[原子力産業新聞] 2006年6月29日 第2337号 <2面>

文科省・原子力研究開発委 4作業部会の審議内容を取りまとめ 研究開発の推進方策示す

文部科学省の原子力分野の研究開発に関する委員会(主査=田中知・東大院教授)は23日、第18回会合を開催、同委員会の報告書「原子力に関する研究開発の推進方策(案)」を取りまとめた。原子力研究開発、RI・研究所等廃棄物、核融合研究、量子ビーム研究開発の4つの作業部会での審議内容を踏まえ各分野の方策を示した。

方策案は、@基本的考え方A原子力研究開発の推進B原子力の研究、開発及び利用に関する基盤的活動の強化―により構成。研究開発の推進ではFBRサイクル技術、核融合、高温ガス炉等の革新的技術、量子ビーム、高レベル廃棄物の地層処分――などについて、基盤的活動の強化では安全の確保、放射性廃棄物の処分事業の進め方、人材の育成・確保などについて各方策をまとめた。

この内、FBRは国際動向も踏まえて50年より前の技術確立を目指し、実証施設の運転開始時期を25年頃とし、研究開発の加速が必要と提起。現時点の知見で、実現可能性が高いナトリウム冷却炉に先進湿式法と簡素化ペレット法の組合わせをベースに、15年までの進め方を検討すべきとした。

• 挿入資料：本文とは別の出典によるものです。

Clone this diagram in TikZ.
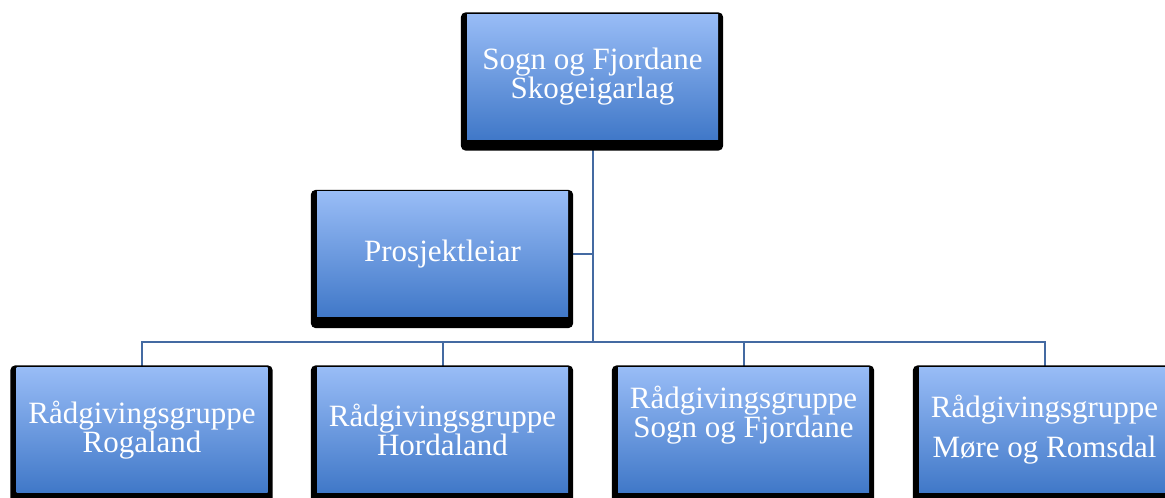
\documentclass[tikz,border=0pt]{standalone}
\usepackage{fontspec}
\setmainfont{Liberation Serif}
\usetikzlibrary{backgrounds}
\definecolor{boxtop}{RGB}{152,188,246}
\definecolor{boxbot}{RGB}{64,120,200}
\definecolor{linkblue}{RGB}{68,106,162}
\tikzset{
  unit/.style={rectangle, minimum width=251pt, minimum height=125pt, inner sep=0pt,
    top color=boxtop, bottom color=boxbot, text=white, align=center,
    font=\fontsize{31}{29}\selectfont},
  link/.style={draw=linkblue, line width=2pt},
  backing/.style={fill=black, rounded corners=5pt}
}
\begin{document}
\begin{tikzpicture}[x=1pt,y=1pt]
 \useasboundingbox (0,0) rectangle (1165,498);
 \node[unit] (lag) at (592.5,421) {Sogn og Fjordane\\Skogeigarlag};
 \node[unit] (leiar) at (442.5,243.5) {Prosjektleiar};
 \node[unit] (rogaland) at (142,68) {Rådgivingsgruppe\\Rogaland};
 \node[unit] (hordaland) at (442.5,68) {Rådgivingsgruppe\\Hordaland};
 \node[unit, text depth=36pt] (sogn) at (743.5,68) {Rådgivingsgruppe\\Sogn og Fjordane};
 \node[unit] (more) at (1044.5,68) {Rådgivingsgruppe\\[11pt]Møre og Romsdal};
 \coordinate (bus) at (592.5,156);
 \begin{scope}[on background layer]
  \draw[link] (lag) -- (bus);
  \draw[link] (leiar.east) -- (leiar.east -| lag);
  \draw[link] (rogaland) |- (bus) -| (more);
  \draw[link] (hordaland) -- (hordaland |- bus);
  \draw[link] (sogn) -- (sogn |- bus);
  \foreach \n in {lag,leiar,rogaland,hordaland,sogn,more}
   \fill[backing] ([xshift=-6pt,yshift=-11pt]\n.south west) rectangle ([xshift=5pt,yshift=2pt]\n.north east);
 \end{scope}
\end{tikzpicture}
\end{document}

また10年頃までに実用施設に採用予定の革新技術について技術的成立性を確認すべきとしている。

核融合ではITER建設のための我が国分担分の機器調達準備を進めるとともに、ITER機構への人員派遣など支援。高温ガス炉は10年頃までに950度Cで連続運転しISプロセスを確証、実用化像を確定する。

基盤的活動ではRI・研究所等廃棄物の処分事業について、日本原子力研究開発機構が国や事業者と協力して推進するとし、発生者が処分費用を確保するための制度を整備する。